To calculate the diversity of the participant’s attributes, we modified the adjacency matrix of the network \({A\left(i,j\right)}^{o,\overline{p}}=1-{\delta \left({x}_{i},{x}_{j}\right)}^{o,\overline{p}}\), only considering the diverse collaborations for the attribute \(o\) in the layer \(l\).
$$\text{D}\text{B}=\frac{2*U\left(S\right)}{\left|S\right|-1} \left(3\right)$$
To compare the diversity within layers and between layers over time, we standardized the results of the diversity between layers. First, we standardized the results by dividing by the number of layers because some activities were not performed in all the time windows. Second, to ensure the two measurements have the same objective maximization, we standardized the diversity between layers again, since a balance between new and maintained collaborations is desired to ensure long-term sustainability and growth of the SALURBAL network (Eq. 3). With this standardization, the diversity between layers ranges from zero to two. A value close to one for a given attribute indicates that around half the diverse collaborations are new and unique, while the other half are the same across layers (i.e., the same people collaborate in two or more project activities).

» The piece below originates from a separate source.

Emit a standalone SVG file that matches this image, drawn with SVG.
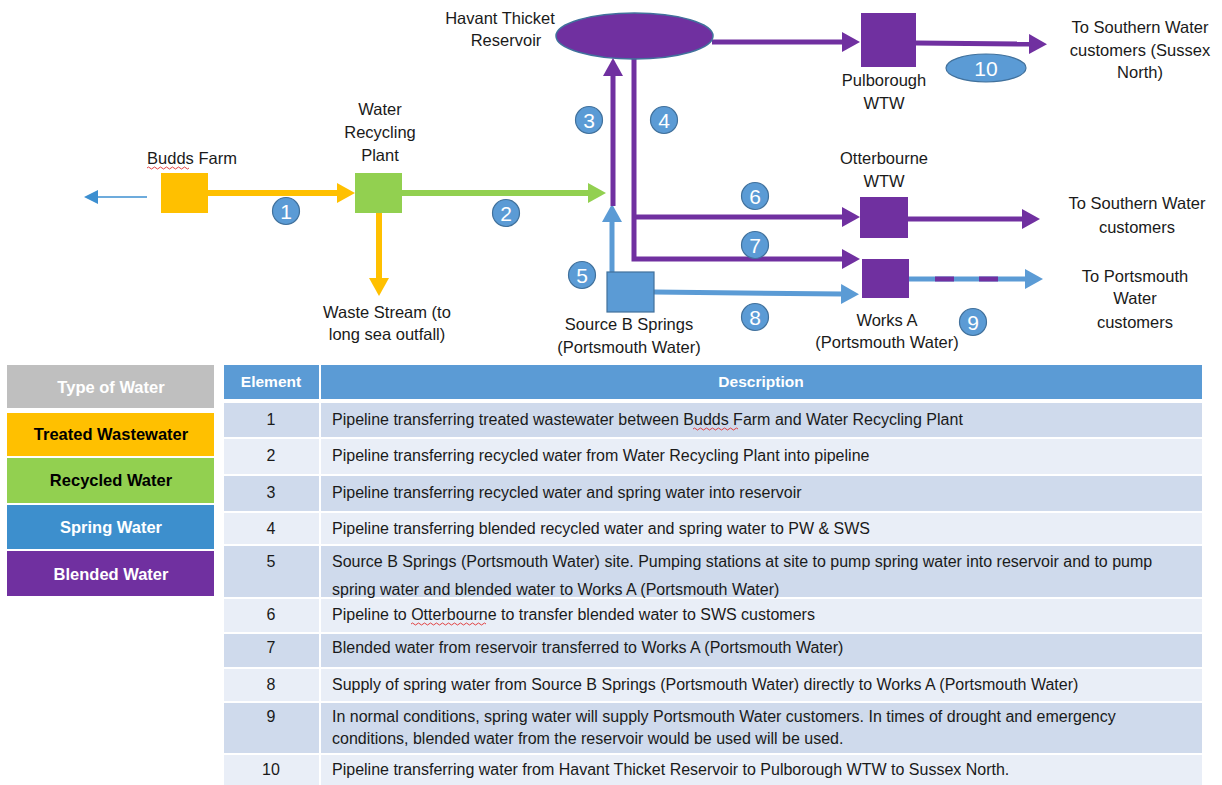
<svg xmlns="http://www.w3.org/2000/svg" width="1222" height="785" viewBox="0 0 1222 785">
<style>
text{font-family:"Liberation Sans",Arial,sans-serif;}
.lbl{font-size:16.5px;fill:#1a1a1a;text-anchor:middle;}
.num{font-size:21px;fill:#ffffff;text-anchor:middle;}
.badge{fill:#5B9BD5;stroke:#41719C;stroke-width:1.2;}
.leg{font-size:16.5px;font-weight:bold;text-anchor:middle;}
.th{font-size:15.5px;font-weight:bold;fill:#ffffff;text-anchor:middle;}
.td{font-size:16px;fill:#1a1a1a;}
.tdn{font-size:16px;fill:#1a1a1a;text-anchor:middle;}
.dark{fill:#CFDAEC;}
.light{fill:#E9EEF7;}
.py{stroke:#FFC000;stroke-width:6;fill:none;}
.pg{stroke:#92D050;stroke-width:6;fill:none;}
.pp{stroke:#7030A0;stroke-width:5;fill:none;}
.pb{stroke:#5B9BD5;stroke-width:5;fill:none;}
.squig{stroke:#E03030;stroke-width:0.9;fill:none;}
</style>
<defs>
<marker id="ay" markerUnits="userSpaceOnUse" markerWidth="18" markerHeight="20" viewBox="0 0 18 20" refX="1" refY="10" orient="auto"><path d="M0,0 L18,10 L0,20 z" fill="#FFC000"/></marker>
<marker id="ag" markerUnits="userSpaceOnUse" markerWidth="18" markerHeight="20" viewBox="0 0 18 20" refX="1" refY="10" orient="auto"><path d="M0,0 L18,10 L0,20 z" fill="#92D050"/></marker>
<marker id="ap" markerUnits="userSpaceOnUse" markerWidth="18" markerHeight="20" viewBox="0 0 18 20" refX="1" refY="10" orient="auto"><path d="M0,0 L18,10 L0,20 z" fill="#7030A0"/></marker>
<marker id="ab" markerUnits="userSpaceOnUse" markerWidth="18" markerHeight="20" viewBox="0 0 18 20" refX="1" refY="10" orient="auto"><path d="M0,0 L18,10 L0,20 z" fill="#5B9BD5"/></marker>
<marker id="abs" markerUnits="userSpaceOnUse" markerWidth="14" markerHeight="14" viewBox="0 0 14 14" refX="1" refY="7" orient="auto"><path d="M0,0 L14,7 L0,14 z" fill="#3D8FD0"/></marker>
</defs>

<g id="connectors">
<line x1="147" y1="197" x2="97" y2="197" stroke="#3D8FD0" stroke-width="1.5" marker-end="url(#abs)"/>
<line class="py" x1="208" y1="193" x2="338" y2="193" marker-end="url(#ay)"/>
<line class="py" x1="379" y1="213" x2="379" y2="279" marker-end="url(#ay)"/>
<line class="pg" x1="402" y1="193" x2="589" y2="193" marker-end="url(#ag)"/>
<line class="pb" x1="612" y1="272" x2="612" y2="221" marker-end="url(#ab)"/>
<line class="pp" x1="613" y1="206" x2="613" y2="75" marker-end="url(#ap)"/>
<path class="pp" d="M634,58 V259 H843" marker-end="url(#ap)"/>
<line class="pp" x1="634" y1="217" x2="843" y2="217" marker-end="url(#ap)"/>
<line class="pp" x1="712" y1="42" x2="843" y2="42" marker-end="url(#ap)"/>
<line class="pp" x1="916" y1="43" x2="1030" y2="44" marker-end="url(#ap)"/>
<line class="pp" x1="908" y1="219" x2="1023" y2="219" marker-end="url(#ap)"/>
<line class="pb" x1="654" y1="292" x2="842" y2="294" marker-end="url(#ab)"/>
<line class="pb" x1="909" y1="279" x2="1026" y2="279" marker-end="url(#ab)"/>
<line class="pp" x1="935" y1="279" x2="954" y2="279"/>
<line class="pp" x1="979" y1="279" x2="998" y2="279"/>
</g>

<g id="budds-farm">
<text class="lbl" x="192" y="164">Budds Farm</text>
<path class="squig" d="M147,168 q1.5,-2 3,0 t3,0 t3,0 t3,0 t3,0 t3,0 t3,0 t3,0 t3,0 t3,0 t3,0 t3,0 t3,0 t3,0"/>
<rect x="161" y="173" width="47" height="40" fill="#FFC000"/>
</g>

<g id="water-recycling-plant">
<text class="lbl" x="380" y="115">Water</text>
<text class="lbl" x="380" y="138">Recycling</text>
<text class="lbl" x="380" y="161">Plant</text>
<rect x="355" y="173" width="47" height="40" fill="#92D050"/>
</g>

<g id="waste-stream">
<text class="lbl" x="387" y="318">Waste Stream (to</text>
<text class="lbl" x="387" y="340">long sea outfall)</text>
</g>

<g id="reservoir">
<text class="lbl" x="500" y="24">Havant Thicket</text>
<text class="lbl" x="506" y="46">Reservoir</text>
<ellipse cx="634.5" cy="36" rx="78.5" ry="23" fill="#7030A0" stroke="#41719C" stroke-width="1.5"/>
</g>

<g id="pulborough">
<rect x="861" y="13" width="55" height="54" fill="#7030A0"/>
<text class="lbl" x="884" y="86">Pulborough</text>
<text class="lbl" x="884" y="109">WTW</text>
</g>

<g id="sussex-north">
<text class="lbl" x="1140" y="33">To Southern Water</text>
<text class="lbl" x="1140" y="56">customers (Sussex</text>
<text class="lbl" x="1140" y="78">North)</text>
</g>

<g id="otterbourne">
<text class="lbl" x="884" y="164">Otterbourne</text>
<text class="lbl" x="884" y="187">WTW</text>
<rect x="860" y="197" width="48" height="41" fill="#7030A0"/>
</g>

<g id="southern-customers">
<text class="lbl" x="1137" y="209">To Southern Water</text>
<text class="lbl" x="1137" y="233">customers</text>
</g>

<g id="works-a">
<rect x="862" y="259" width="47" height="39" fill="#7030A0"/>
<text class="lbl" x="887" y="326">Works A</text>
<text class="lbl" x="887" y="348">(Portsmouth Water)</text>
</g>

<g id="portsmouth-customers">
<text class="lbl" x="1135" y="282">To Portsmouth</text>
<text class="lbl" x="1135" y="304">Water</text>
<text class="lbl" x="1135" y="328">customers</text>
</g>

<g id="source-b-springs">
<rect x="607" y="272" width="47" height="40" fill="#5B9BD5" stroke="#41719C" stroke-width="1.2"/>
<text class="lbl" x="629" y="330">Source B Springs</text>
<text class="lbl" x="629" y="353">(Portsmouth Water)</text>
</g>

<g id="badges">
<circle class="badge" cx="286" cy="211" r="13.5"/><text class="num" x="286" y="218.5">1</text>
<circle class="badge" cx="506" cy="213" r="13.5"/><text class="num" x="506" y="220.5">2</text>
<circle class="badge" cx="589" cy="120" r="13.5"/><text class="num" x="589" y="127.5">3</text>
<circle class="badge" cx="664" cy="120" r="13.5"/><text class="num" x="664" y="127.5">4</text>
<circle class="badge" cx="582" cy="275" r="13.5"/><text class="num" x="582" y="282.5">5</text>
<circle class="badge" cx="755" cy="196" r="13.5"/><text class="num" x="755" y="203.5">6</text>
<circle class="badge" cx="755" cy="245" r="13.5"/><text class="num" x="755" y="252.5">7</text>
<circle class="badge" cx="755" cy="317" r="13.5"/><text class="num" x="755" y="324.5">8</text>
<circle class="badge" cx="973" cy="322" r="13.5"/><text class="num" x="973" y="329.5">9</text>
<ellipse class="badge" cx="986" cy="68" rx="40" ry="14"/><text class="num" x="986" y="75.5">10</text>
</g>

<g id="legend">
<rect x="7" y="365" width="207" height="43" fill="#BFBFBF"/>
<text class="leg" x="111" y="393" fill="#ffffff">Type of Water</text>
<rect x="7" y="413" width="207" height="43" fill="#FFC000"/>
<text class="leg" x="111" y="440" fill="#000000">Treated Wastewater</text>
<rect x="7" y="458" width="207" height="45" fill="#92D050"/>
<text class="leg" x="111" y="486" fill="#000000">Recycled Water</text>
<rect x="7" y="505" width="207" height="44" fill="#3D8FCD"/>
<text class="leg" x="111" y="533" fill="#ffffff">Spring Water</text>
<rect x="7" y="551" width="207" height="45" fill="#7030A0"/>
<text class="leg" x="111" y="580" fill="#ffffff">Blended Water</text>
</g>

<g id="table">
<rect x="224" y="365" width="95" height="34" fill="#5B9BD5"/>
<rect x="321" y="365" width="881" height="34" fill="#5B9BD5"/>
<text class="th" x="271" y="387">Element</text>
<text class="th" x="761" y="387">Description</text>

<rect class="dark" x="224" y="403" width="95" height="34"/><rect class="dark" x="321" y="403" width="881" height="34"/>
<text class="tdn" x="271" y="425">1</text>
<text class="td" x="332" y="425">Pipeline transferring treated wastewater between Budds Farm and Water Recycling Plant</text>
<path class="squig" d="M693,429 q1.5,-2 3,0 t3,0 t3,0 t3,0 t3,0 t3,0 t3,0 t3,0 t3,0 t3,0 t3,0 t3,0 t3,0 t3,0 t3,0"/>

<rect class="light" x="224" y="439" width="95" height="35"/><rect class="light" x="321" y="439" width="881" height="35"/>
<text class="tdn" x="271" y="461">2</text>
<text class="td" x="332" y="461">Pipeline transferring recycled water from Water Recycling Plant into pipeline</text>

<rect class="dark" x="224" y="476" width="95" height="35"/><rect class="dark" x="321" y="476" width="881" height="35"/>
<text class="tdn" x="271" y="498">3</text>
<text class="td" x="332" y="498">Pipeline transferring recycled water and spring water into reservoir</text>

<rect class="light" x="224" y="513" width="95" height="31"/><rect class="light" x="321" y="513" width="881" height="31"/>
<text class="tdn" x="271" y="534">4</text>
<text class="td" x="332" y="534">Pipeline transferring blended recycled water and spring water to PW &amp; SWS</text>

<rect class="dark" x="224" y="546" width="95" height="51"/><rect class="dark" x="321" y="546" width="881" height="51"/>
<text class="tdn" x="271" y="567">5</text>
<text class="td" x="332" y="567">Source B Springs (Portsmouth Water) site. Pumping stations at site to pump spring water into reservoir and to pump</text>
<text class="td" x="332" y="595">spring water and blended water to Works A (Portsmouth Water)</text>

<rect class="light" x="224" y="599" width="95" height="33"/><rect class="light" x="321" y="599" width="881" height="33"/>
<text class="tdn" x="271" y="620">6</text>
<text class="td" x="332" y="620">Pipeline to Otterbourne to transfer blended water to SWS customers</text>
<path class="squig" d="M411,624 q1.5,-2 3,0 t3,0 t3,0 t3,0 t3,0 t3,0 t3,0 t3,0 t3,0 t3,0 t3,0 t3,0 t3,0 t3,0 t3,0 t3,0 t3,0 t3,0 t3,0 t3,0 t3,0 t3,0 t3,0 t3,0 t3,0"/>

<rect class="dark" x="224" y="634" width="95" height="33"/><rect class="dark" x="321" y="634" width="881" height="33"/>
<text class="tdn" x="271" y="653">7</text>
<text class="td" x="332" y="653">Blended water from reservoir transferred to Works A (Portsmouth Water)</text>

<rect class="light" x="224" y="669" width="95" height="32"/><rect class="light" x="321" y="669" width="881" height="32"/>
<text class="tdn" x="271" y="690">8</text>
<text class="td" x="332" y="690">Supply of spring water from Source B Springs (Portsmouth Water) directly to Works A (Portsmouth Water)</text>

<rect class="dark" x="224" y="703" width="95" height="50"/><rect class="dark" x="321" y="703" width="881" height="50"/>
<text class="tdn" x="271" y="722">9</text>
<text class="td" x="332" y="722">In normal conditions, spring water will supply Portsmouth Water customers.  In times of drought and emergency</text>
<text class="td" x="332" y="744">conditions, blended water from the reservoir would be used will be used.</text>

<rect class="light" x="224" y="755" width="95" height="30"/><rect class="light" x="321" y="755" width="881" height="30"/>
<text class="tdn" x="271" y="775">10</text>
<text class="td" x="332" y="775">Pipeline transferring water from Havant Thicket Reservoir to Pulborough WTW to Sussex North.</text>
</g>
</svg>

Assessing the diversity of SALURBAL network over time. With the optimal temporal window defined, we calculated the diversity within and between layers for each temporal window. Then, we analyzed the results of the diversity between layers and within layers by conducting a multiple linear regression to determine what project activities are associated with greater network diversity. The dependent variable is the average of the diversity within and between layers, and the independent variables are binary variables for each project activity, that is equal to one if the activity was realized in that time window or zero, otherwise. Lastly, we identified the communities (group of individuals that are strongly connected) for each temporal window using the Louvain community detection algorithm 16. This algorithm detects the existence of clusters by optimizing the modularity for each community. The modularity quantifies the strength of a community by comparing the actual density of edges in a subgraph to the density one would expect to have in the subgraph if the vertices of the graph were attached regardless of community structure 16. For each community, we formed a subgraph of the aggregated network of SALURBAL collaborations. Then, calculated the diversity within layers in each community (subgraph). The aim is to understand whether communities are constituted by diverse participants or whether the greatest connectivity exists among participants with the same attributes.